There’re treatments for some types of MS but they don’t reverse damage that has already been done, they’re not guaranteed to work, and they come along with some serious, sometimes even deadly, side effects. It’s the most common neurological disease in young people, most often striking in one’s 20s or 30s when most of us are in the primes of our lives. Like a lot of 25 year olds, I was busy finishing school and starting my career, planning my wedding.
MS was not part of my 5-year plan. It’s an autoimmune disease of the brain and the spinal cord. Normally, our immune system functions keep us alive, but in the human body, the line between healthy and sick is often perilously thin. The same life sustaining immune system can turn against us and the results are disastrous. For reasons not wholly understood, in people who have MS, the immune system begins to attack our nerves.
Nerves link the brain and the spinal cord to the rest of the body, allowing them to communicate back and forth via electrical and chemical signals. Much like this wire that needs insulation in order to conduct electricity, a nerve needs insulation in order to conduct its signals. In the human body this insulation is called myelin. Now, picture this wire as the cable that goes to a television. If it were to be damaged, or cut, your nice HD picture would go away.
Well, MS is sort of the same situation. Immune cells target and destroy the myelin insulation around nerves, leaving the inner wiring of the nerve exposed. Some signals make it through, but overall, the nerve is frayed and unreliable. Over time, scar tissue forms around these damaged nerves, creating permanent lesions that we can actually see on MRI scans. Now, a damaged TV cable might give you static, but because nerves control every movement and process all sensory information in the body a damaged nerve can cause a huge variety of problems.

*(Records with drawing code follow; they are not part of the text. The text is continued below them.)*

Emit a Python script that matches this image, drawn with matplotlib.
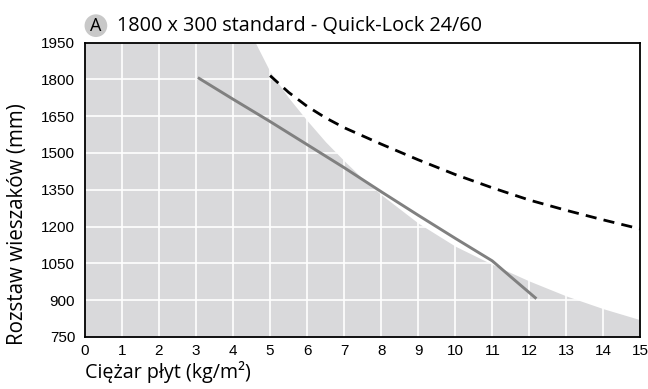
import matplotlib
matplotlib.use('Agg')
import matplotlib.pyplot as plt
from matplotlib import font_manager

# data
x_ticks = list(range(0, 16))
y_ticks = [750, 900, 1050, 1200, 1350, 1500, 1650, 1800, 1950]

# gray area (allowed region) upper boundary
area_x = [0, 4.6, 5, 5.5, 6, 6.5, 7, 7.5, 8, 9, 10, 11, 12, 13, 14, 15]
area_y = [1950, 1950, 1831, 1725, 1632, 1545, 1468, 1395, 1330, 1214, 1120, 1046, 978, 917, 865, 820]

# solid gray curve
line_x = [3.05, 4, 5, 6, 7, 8, 9, 10, 11, 11.5, 12.19]
line_y = [1807, 1719, 1628, 1534, 1440, 1342, 1246, 1152, 1060, 995, 906]

# dashed black curve
dash_x = [5, 5.5, 6, 6.5, 7, 8, 9, 10, 11, 12, 13, 14, 15]
dash_y = [1815, 1747, 1690, 1643, 1603, 1536, 1472, 1412, 1358, 1308, 1266, 1227, 1190]

title = "1800 x 300 standard - Quick-Lock 24/60"
xlabel = "Ciężar płyt (kg/m²)"
ylabel = "Rozstaw wieszaków (mm)"

names = {f.name for f in font_manager.fontManager.ttflist}
tick_font = 'Liberation Sans Narrow' if 'Liberation Sans Narrow' in names else 'Liberation Sans'
tick_size = 12 if tick_font == 'Liberation Sans Narrow' else 11
label_font = ['Open Sans', 'DejaVu Sans']

fig = plt.figure(figsize=(6.48, 3.89), dpi=100)
ax = fig.add_axes([0.131, 0.1337, 0.8574, 0.757])

ax.fill_between(area_x, 750, area_y, color='#d9d9db', lw=0, zorder=1)
for xv in x_ticks[1:-1]:
    ax.axvline(xv, color='white', lw=1.2, zorder=2)
for yv in y_ticks[1:-1]:
    ax.axhline(yv, color='white', lw=1.2, zorder=2)

ax.plot(line_x, line_y, color='#808080', lw=2.1, solid_capstyle='butt',
        solid_joinstyle='round', zorder=3)
ax.plot(dash_x, dash_y, color='black', lw=2.0, dashes=(4, 2.6), zorder=3)

ax.set_xlim(0, 15)
ax.set_ylim(750, 1950)
ax.set_xticks(x_ticks)
ax.set_yticks(y_ticks)
ax.tick_params(length=0, labelsize=tick_size)
ax.tick_params(axis='y', pad=7)
ax.tick_params(axis='x', pad=5)
for lab in ax.get_xticklabels() + ax.get_yticklabels():
    lab.set_family(tick_font)
for s in ax.spines.values():
    s.set_linewidth(1.3)
    s.set_zorder(4)

fig.text(0.131, 0.028, xlabel, family=label_font, fontsize=14.2, ha='left', va='baseline')
fig.text(0.027, 1 - 224 / 389, ylabel, family=label_font, fontsize=14.8,
         rotation=90, ha='center', va='center')

fig.text(0.148, 0.934, "A", family=label_font, fontsize=13, ha='center', va='center',
         bbox=dict(boxstyle='circle,pad=0.13', fc='#c8c8c8', ec='none'))
fig.text(0.181, 0.934, title, family=label_font, fontsize=14.3, ha='left', va='center')

fig.savefig('out.png', dpi=100)
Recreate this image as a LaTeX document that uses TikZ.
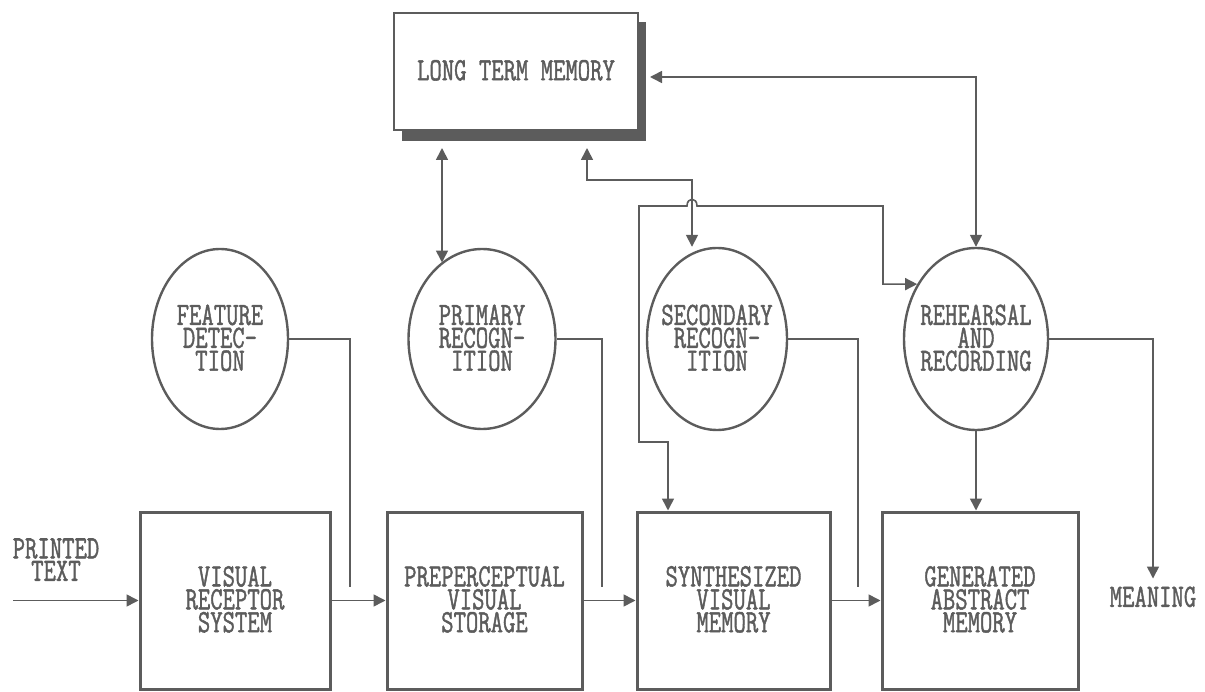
\documentclass[tikz,border=0pt]{standalone}
\usepackage{fontspec}
\newfontfamily\dotfont{Latin Modern Mono}[FakeBold=1.6]
\usepackage{graphicx}
\usetikzlibrary{arrows.meta,shapes.geometric,calc}
\definecolor{ink}{gray}{0.36}
\newcommand{\tl}[1]{\makebox[0pt]{\scalebox{1}[1.35]{\dotfont\fontsize{24}{16.7}\selectfont\renewcommand{\arraystretch}{0.4}\begin{tabular}{@{}c@{}}#1\end{tabular}}}}
\tikzset{
  procbox/.style={draw=ink, line width=3pt, minimum height=177pt, inner sep=0pt, text=ink},
  oval/.style={ellipse, draw=ink, line width=2.4pt, inner sep=0pt, text=ink},
  conn/.style={draw=ink, line width=1.6pt},
  tip/.style={},
  arr/.style={conn, -{Triangle[length=12pt,width=12pt]}},
  both/.style={conn, {Triangle[length=12pt,width=12pt]}-{Triangle[length=12pt,width=12pt]}},
  plain/.style={text=ink, inner sep=0pt}
}
\begin{document}
\begin{tikzpicture}[x=1pt,y=-1pt]
\useasboundingbox (0,0) rectangle (1205,692);
% long term memory with shadow
\fill[ink] (402,22) rectangle (646,141);
\node[draw=ink, fill=white, line width=2pt, minimum width=244pt, minimum height=117pt, inner sep=0pt, text=ink] (ltm) at (516,71.5) {\tl{LONG TERM MEMORY}};
% processing boxes
\node[procbox, minimum width=190pt] (vis) at (235,600.5) {\tl{VISUAL\\RECEPTOR\\SYSTEM}};
\node[procbox, minimum width=195pt] (pre) at (484.5,600.5) {\tl{PREPERCEPTUAL\\VISUAL\\STORAGE}};
\node[procbox, minimum width=193pt] (syn) at (733.5,600.5) {\tl{SYNTHESIZED\\VISUAL\\MEMORY}};
\node[procbox, minimum width=196pt] (gen) at (980,600.5) {\tl{GENERATED\\ABSTRACT\\MEMORY}};
% ovals
\node[oval, minimum width=136pt, minimum height=180pt] (feat) at (220,339) {\tl{FEATURE\\DETEC-\\TION}};
\node[oval, minimum width=147pt, minimum height=180pt] (prim) at (482,339) {\tl{PRIMARY\\RECOGN-\\ITION}};
\node[oval, minimum width=140pt, minimum height=182pt] (sec) at (717,339) {\tl{SECONDARY\\RECOGN-\\ITION}};
\node[oval, minimum width=144pt, minimum height=182pt] (reh) at (976,339) {\tl{REHEARSAL\\AND\\RECORDING}};
% free labels
\node[plain] (printed) at (56,561) {\tl{PRINTED\\TEXT}};
\node[plain, outer sep=8pt] (meaning) at (1153,598) {\tl{MEANING}};
% coordinates
\coordinate (pt) at (13,600.5);
\coordinate (fd) at (350,587);
\coordinate (pd) at (602,587);
\coordinate (sd) at (858,587);
\coordinate (ltmR) at (650,77);
\coordinate (ltmP) at (442,148);
\coordinate (ltmS) at (587,148);
\coordinate (kS) at (692,180);
\coordinate (fb1) at (668,442);
\coordinate (fb2) at (639,442);
\coordinate (fb3) at (639,206);
\coordinate (fb4) at (883,206);
% main flow
\draw[arr] (pt) -- (vis.west);
\draw[arr] (vis.east) -- (pre.west);
\draw[arr] (pre.east) -- (syn.west);
\draw[arr] (syn.east) -- (gen.west);
% oval outputs
\draw[conn] (feat.east) -| (fd);
\draw[conn] (prim.east) -| (pd);
\draw[conn] (sec.east) -| (sd);
\draw[arr] (reh.east) -| (meaning.north);
\draw[arr] (reh.south) -- (reh.south |- gen.north);
% long term memory links
\draw[both] (ltmR) -| (reh.north);
\draw[both] (ltmP) -- (ltmP |- prim.118);
\draw[both] (ltmS) |- (kS) -- (kS |- sec.north);
% feedback line with hop
\draw[both] (fb1 |- syn.north) -- (fb1) -- (fb2) -- (fb3) -- (687,206) .. controls (687,197) and (697,197) .. (697,206) -- (fb4) |- (reh.137);
\end{tikzpicture}
\end{document}
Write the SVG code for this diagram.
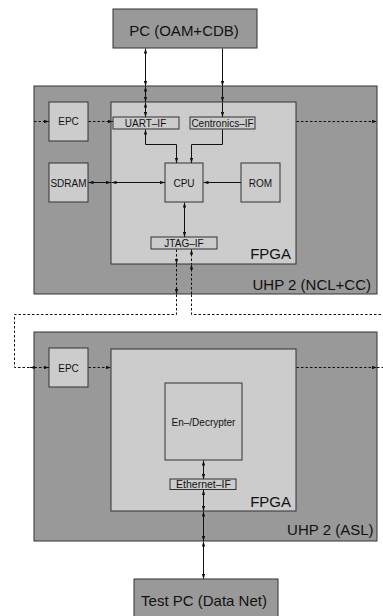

Symptoms can range from mild, such as numbness and tingling, to disastrous: paralysis, loss of vision. There’s no way to know where in the brain or the spinal cord MS is going to attack and no two people with MS are alike making it the sort of the whack-a-mole of diseases. A lesion could pop up in the speech center of your brain causing you to talk funny. One could jump up in your spinal cord and cause paralysis and numbness in your legs. In addition to the variety of symptoms, there’re also a few different types of MS.